Of course adding to the melancholy that overtakes us is the feeling that we should be having a wonderful time! How dare you be blue at Christmas! It’s the time of CHEER, DAMMIT! Or those poor souls who were expecting a magical Christmas and found that it was just **meh** (kind of like when you were a kid and woke up on Boxing Day and realized that getting what you wanted and asked for was not going to make you truly happy). Those people can find January a very cold month indeed.
And there will be cheer for me, visiting with my beloved family on Christmas Day and just being quietly, gratefully there. But there will be a few tears, too.
I am glad of the way I’ve found to display the very old ornaments we had when I was a child — suspended from a tension rod in a window:
And I’m especially glad that we’ve cut way back on the baking and visiting and gift-giving (and ergo: gift buying — so exhausting) and that I can just slip back to our little haven if celebrations elsewhere get too tiring.
So along with all the thoughts of sugarplums you’ll have this year, please spare a thought for those of us who will not be filled with the spirit of Christmas present.
Aly Semigran knows what it’s like to face depression during the holiday season. And in her blog post she offers this comfort:
That you deserve to be healthy and that it takes work and time and it’s not always easy, but it’s worth it. Your friends and family will be waiting for you at the other end of this, whether it’s on a holiday or some random Wednesday when that fog finally lifts.

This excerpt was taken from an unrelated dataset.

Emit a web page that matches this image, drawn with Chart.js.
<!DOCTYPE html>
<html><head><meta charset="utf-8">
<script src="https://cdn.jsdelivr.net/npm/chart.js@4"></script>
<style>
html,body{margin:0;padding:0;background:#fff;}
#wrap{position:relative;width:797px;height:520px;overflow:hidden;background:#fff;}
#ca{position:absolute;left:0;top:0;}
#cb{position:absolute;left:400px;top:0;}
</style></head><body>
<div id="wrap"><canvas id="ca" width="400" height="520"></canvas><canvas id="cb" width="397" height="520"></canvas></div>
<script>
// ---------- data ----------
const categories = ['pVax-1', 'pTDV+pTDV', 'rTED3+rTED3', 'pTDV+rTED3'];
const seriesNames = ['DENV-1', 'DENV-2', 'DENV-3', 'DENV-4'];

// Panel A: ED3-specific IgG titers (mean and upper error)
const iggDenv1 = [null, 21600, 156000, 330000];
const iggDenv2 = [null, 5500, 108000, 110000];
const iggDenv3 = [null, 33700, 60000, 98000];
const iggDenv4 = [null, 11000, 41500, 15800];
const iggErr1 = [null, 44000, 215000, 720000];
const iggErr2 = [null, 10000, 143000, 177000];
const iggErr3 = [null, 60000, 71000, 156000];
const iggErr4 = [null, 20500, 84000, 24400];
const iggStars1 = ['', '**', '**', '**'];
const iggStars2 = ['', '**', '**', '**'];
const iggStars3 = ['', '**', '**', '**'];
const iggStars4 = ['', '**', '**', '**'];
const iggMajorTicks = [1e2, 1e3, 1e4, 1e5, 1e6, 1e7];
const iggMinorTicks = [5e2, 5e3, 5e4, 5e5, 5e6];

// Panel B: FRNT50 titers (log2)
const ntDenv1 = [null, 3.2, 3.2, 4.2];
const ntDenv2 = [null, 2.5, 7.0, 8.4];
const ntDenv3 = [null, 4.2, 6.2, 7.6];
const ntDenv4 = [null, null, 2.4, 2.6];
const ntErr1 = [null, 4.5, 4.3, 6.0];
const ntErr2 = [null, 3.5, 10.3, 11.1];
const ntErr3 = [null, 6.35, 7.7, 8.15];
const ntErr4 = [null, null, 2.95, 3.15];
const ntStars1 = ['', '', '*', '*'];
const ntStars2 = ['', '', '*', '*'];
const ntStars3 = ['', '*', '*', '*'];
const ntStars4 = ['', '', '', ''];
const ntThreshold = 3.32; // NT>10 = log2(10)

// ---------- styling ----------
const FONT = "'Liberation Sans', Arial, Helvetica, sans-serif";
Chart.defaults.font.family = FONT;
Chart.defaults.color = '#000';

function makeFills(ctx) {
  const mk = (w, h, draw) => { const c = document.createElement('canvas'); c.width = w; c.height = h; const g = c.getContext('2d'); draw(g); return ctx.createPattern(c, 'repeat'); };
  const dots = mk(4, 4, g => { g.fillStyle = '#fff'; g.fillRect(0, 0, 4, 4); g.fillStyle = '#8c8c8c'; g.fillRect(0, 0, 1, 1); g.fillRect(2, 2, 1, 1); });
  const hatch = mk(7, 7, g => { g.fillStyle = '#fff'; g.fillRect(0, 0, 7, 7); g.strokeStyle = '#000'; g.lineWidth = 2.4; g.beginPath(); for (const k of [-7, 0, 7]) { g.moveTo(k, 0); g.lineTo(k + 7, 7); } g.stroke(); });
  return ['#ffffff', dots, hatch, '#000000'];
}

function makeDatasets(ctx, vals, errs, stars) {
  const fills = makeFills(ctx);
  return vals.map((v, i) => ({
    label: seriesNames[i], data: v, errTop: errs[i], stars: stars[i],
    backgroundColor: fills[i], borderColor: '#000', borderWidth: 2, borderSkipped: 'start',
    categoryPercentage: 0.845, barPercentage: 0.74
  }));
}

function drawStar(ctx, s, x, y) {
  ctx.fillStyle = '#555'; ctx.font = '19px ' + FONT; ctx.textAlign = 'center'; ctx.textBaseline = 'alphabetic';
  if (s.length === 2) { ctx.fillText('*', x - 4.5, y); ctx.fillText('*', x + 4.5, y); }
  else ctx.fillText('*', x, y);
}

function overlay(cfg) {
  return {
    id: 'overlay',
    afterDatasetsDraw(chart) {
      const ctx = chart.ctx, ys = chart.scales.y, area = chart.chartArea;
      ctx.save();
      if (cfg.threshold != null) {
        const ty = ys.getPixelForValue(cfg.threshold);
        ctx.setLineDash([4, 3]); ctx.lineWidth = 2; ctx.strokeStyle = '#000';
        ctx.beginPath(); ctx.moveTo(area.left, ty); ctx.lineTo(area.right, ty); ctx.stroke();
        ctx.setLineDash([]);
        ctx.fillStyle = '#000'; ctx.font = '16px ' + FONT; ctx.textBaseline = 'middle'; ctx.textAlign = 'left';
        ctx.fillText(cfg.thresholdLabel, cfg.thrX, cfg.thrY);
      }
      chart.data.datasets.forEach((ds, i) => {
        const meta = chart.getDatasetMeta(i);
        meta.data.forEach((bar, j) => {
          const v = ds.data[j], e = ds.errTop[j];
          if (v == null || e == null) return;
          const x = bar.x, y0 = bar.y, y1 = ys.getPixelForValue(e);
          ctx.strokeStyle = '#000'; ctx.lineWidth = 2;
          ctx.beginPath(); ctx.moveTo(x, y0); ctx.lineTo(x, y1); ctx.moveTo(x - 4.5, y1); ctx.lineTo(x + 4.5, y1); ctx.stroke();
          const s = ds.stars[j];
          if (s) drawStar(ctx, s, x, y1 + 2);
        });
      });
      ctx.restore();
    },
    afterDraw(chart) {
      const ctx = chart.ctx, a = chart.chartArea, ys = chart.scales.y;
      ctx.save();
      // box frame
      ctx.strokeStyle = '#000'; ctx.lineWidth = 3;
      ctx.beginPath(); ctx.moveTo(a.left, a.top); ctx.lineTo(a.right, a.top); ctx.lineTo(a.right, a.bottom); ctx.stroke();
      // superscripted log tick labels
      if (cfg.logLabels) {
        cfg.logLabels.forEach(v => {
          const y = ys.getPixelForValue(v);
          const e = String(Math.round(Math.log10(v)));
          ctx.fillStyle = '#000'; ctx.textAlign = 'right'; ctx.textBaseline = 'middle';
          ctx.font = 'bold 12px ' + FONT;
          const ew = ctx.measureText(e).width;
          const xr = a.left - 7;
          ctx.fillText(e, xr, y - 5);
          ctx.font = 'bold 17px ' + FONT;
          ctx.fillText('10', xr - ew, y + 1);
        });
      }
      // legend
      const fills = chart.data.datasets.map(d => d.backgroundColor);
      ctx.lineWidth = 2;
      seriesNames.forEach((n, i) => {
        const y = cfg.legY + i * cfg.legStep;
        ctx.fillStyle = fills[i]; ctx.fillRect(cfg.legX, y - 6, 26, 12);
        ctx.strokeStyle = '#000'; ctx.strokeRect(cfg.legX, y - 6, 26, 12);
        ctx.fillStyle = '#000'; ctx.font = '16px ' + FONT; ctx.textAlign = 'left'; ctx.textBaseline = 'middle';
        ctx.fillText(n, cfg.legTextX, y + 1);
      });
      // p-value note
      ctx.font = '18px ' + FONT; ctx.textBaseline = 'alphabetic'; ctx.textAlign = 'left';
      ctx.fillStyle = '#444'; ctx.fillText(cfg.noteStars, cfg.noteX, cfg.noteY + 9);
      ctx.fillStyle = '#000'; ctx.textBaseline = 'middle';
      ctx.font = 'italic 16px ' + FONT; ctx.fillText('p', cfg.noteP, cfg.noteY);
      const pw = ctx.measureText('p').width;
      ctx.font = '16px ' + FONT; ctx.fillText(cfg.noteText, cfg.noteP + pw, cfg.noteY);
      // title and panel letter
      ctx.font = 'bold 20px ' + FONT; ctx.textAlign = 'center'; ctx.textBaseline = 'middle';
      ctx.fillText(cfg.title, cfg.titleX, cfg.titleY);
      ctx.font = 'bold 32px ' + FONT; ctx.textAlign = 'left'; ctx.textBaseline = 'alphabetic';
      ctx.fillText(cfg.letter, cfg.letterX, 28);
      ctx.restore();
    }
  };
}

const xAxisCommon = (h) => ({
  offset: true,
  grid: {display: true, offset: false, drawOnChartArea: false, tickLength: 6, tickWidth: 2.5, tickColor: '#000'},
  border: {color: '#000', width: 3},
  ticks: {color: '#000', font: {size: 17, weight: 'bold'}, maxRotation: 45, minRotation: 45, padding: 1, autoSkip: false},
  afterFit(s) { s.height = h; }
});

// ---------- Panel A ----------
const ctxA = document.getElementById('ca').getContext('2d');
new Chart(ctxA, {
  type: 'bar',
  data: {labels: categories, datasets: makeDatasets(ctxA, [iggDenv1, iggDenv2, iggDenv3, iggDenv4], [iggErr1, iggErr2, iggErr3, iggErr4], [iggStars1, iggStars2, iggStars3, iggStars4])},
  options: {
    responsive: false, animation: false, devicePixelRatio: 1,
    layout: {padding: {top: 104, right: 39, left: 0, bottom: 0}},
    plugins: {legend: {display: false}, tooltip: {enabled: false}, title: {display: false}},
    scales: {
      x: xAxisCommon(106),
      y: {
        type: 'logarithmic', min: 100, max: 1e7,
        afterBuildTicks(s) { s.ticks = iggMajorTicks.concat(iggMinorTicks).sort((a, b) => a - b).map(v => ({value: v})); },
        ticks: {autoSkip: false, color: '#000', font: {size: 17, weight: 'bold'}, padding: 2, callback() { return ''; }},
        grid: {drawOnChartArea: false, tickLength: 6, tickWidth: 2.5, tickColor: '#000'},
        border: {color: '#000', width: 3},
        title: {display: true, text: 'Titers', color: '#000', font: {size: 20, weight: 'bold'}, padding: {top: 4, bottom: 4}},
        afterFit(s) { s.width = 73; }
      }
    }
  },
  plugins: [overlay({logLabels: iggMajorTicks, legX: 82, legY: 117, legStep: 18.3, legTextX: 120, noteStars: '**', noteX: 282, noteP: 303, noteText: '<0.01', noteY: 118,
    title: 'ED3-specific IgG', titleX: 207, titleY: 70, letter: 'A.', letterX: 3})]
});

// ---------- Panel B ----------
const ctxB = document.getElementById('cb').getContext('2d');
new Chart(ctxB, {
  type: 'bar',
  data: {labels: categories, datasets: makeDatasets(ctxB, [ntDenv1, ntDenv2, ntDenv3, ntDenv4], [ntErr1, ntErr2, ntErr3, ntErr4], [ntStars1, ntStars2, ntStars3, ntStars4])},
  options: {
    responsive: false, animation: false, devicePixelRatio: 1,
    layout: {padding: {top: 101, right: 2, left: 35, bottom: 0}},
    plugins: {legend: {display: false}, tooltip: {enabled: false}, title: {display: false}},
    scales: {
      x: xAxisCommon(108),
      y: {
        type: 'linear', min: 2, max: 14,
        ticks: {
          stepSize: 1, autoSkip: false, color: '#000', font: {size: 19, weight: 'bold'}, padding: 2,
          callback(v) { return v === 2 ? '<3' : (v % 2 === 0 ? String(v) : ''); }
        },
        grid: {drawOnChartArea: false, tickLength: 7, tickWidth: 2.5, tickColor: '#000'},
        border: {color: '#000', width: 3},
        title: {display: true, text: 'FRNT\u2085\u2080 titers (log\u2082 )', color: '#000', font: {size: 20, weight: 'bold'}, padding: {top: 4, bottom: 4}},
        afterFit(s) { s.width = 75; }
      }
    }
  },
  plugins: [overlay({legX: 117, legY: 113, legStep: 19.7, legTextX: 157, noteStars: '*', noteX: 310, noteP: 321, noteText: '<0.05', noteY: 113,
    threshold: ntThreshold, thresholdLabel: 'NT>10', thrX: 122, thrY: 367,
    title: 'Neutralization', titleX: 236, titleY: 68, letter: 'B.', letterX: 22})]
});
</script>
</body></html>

It’s okay to skip the songs on the radio that make you feel sad (Burl Ives will have to serenade someone else), it’s okay if the mall makes you feel utterly overwhelmed (though I will take that Auntie Anne’s pretzel, thankyouverymuch), and it’s okay if this particular holiday season wasn’t it what it was “supposed” to look like. It’s the best gift you’ll ever receive: the understanding that it’s okay. You’re okay. It’ll be okay.